If rank s > 0 and s is well-formed, then the last axis rank s - 1 is valid.

This powers many "reduce over last dimension" specs where the axis is computed as rank s - 1.

class Spec.Shape.WellFormed (s : Shape) :

Typeclass wrapper for Shape.well_formed.

We use a typeclass (instead of passing a well_formed proof everywhere) because it mirrors how other "side conditions" are handled in the library: call sites stay clean, and instances can be provided locally (e.g. letI : Shape.WellFormed s := ...) when needed.

proof : s.wellFormed

Instances

instance Spec.Shape.instWellFormedScalar :

scalar.WellFormed

Scalars are always well-formed.

instance Spec.Shape.instWellFormedDimOfGtNatOfNat {n : ℕ} {s : Shape} [s.WellFormed] (h : n > 0) :

(dim n s).WellFormed

If s is well-formed and n > 0, then .dim n s is well-formed.

instance Spec.Shape.posDim1Wf {s : Shape} [s.WellFormed] :

(dim 1 s).WellFormed

Convenience instance: .dim 1 s is well-formed when s is.

instance Spec.Shape.posDim2Wf {s : Shape} [s.WellFormed] :

(dim 2 s).WellFormed

Convenience instance: .dim 2 s is well-formed when s is.

instance Spec.Shape.instWellFormedDimOfFactGtNatOfNat {n : ℕ} {s : Shape} [s.WellFormed] [h : Fact (n > 0)] :

(dim n s).WellFormed

If a Fact (n > 0) is in scope, lift it to a Shape.WellFormed (.dim n s) instance.

validAxisLastAuto is a convenience instance for the most common reduction axis: "reduce over the last dimension".

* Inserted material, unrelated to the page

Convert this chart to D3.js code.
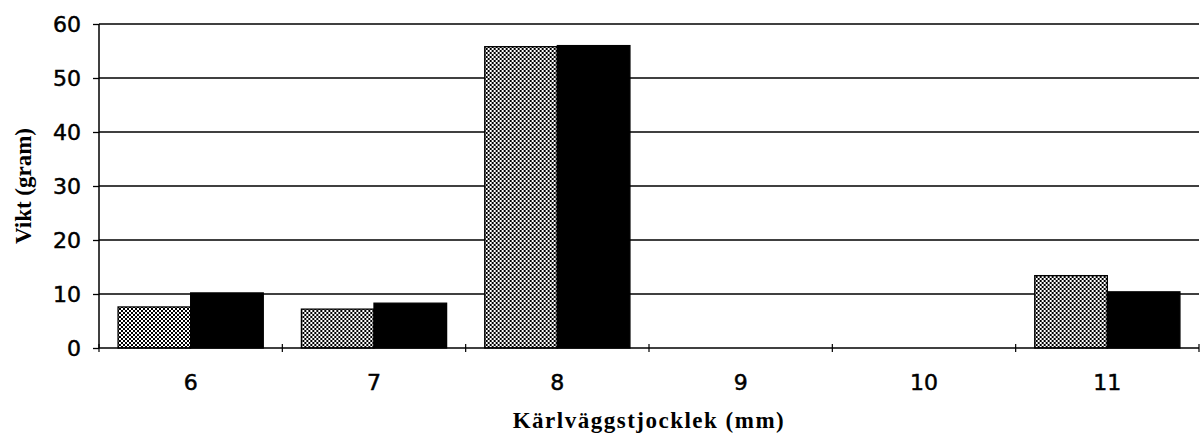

In PyTorch this is dim=-1 (after normalization). Here we stay in Nat, so the last axis is rank s - 1, and we require rank s > 0 plus well-formedness so the proof is meaningful.

instance Spec.Shape.validAxisLastAuto {s : Shape} [h_wf : s.WellFormed] (h : s.rank > 0) :

valid_axis_inst (s.rank - 1) s

Convenience instance: infer valid_axis_inst (rank s - 1) s from WellFormed s and rank s > 0.

Bridge lemma: turn a valid_axis proof into a reducibleAlong proof.

Why both exist:

valid_axis is the semantic "this axis makes sense" predicate used in public APIs.
reducibleAlong is a structurally convenient predicate for recursion over tensor shapes (it lines up with how Tensor.dim is constructed).

This function is the adapter between the two views.

def Spec.Shape.proveReducibleAlong (axis : ℕ) (s : Shape) (h : valid_axis axis s) :

reducibleAlong axis s

Convert a valid_axis proof into a structurally convenient reducibleAlong proof.

Instances For

padLeft n s prepends n singleton dimensions to a shape.

PyTorch analogy: unsqueeze(0) repeated n times (or equivalently viewing a tensor as having extra leading dimensions of size 1). This is also the "prepend 1s" step you see in broadcasting.

def Spec.Shape.padLeft :

ℕ → Shape → Shape

Prepend n leading singleton dimensions (size 1) to a shape.

Instances For

theorem Spec.Shape.padLeft_rank (n : ℕ) (s : Shape) :

(padLeft n s).rank = n + s.rank

padLeft n s increases the rank by exactly n.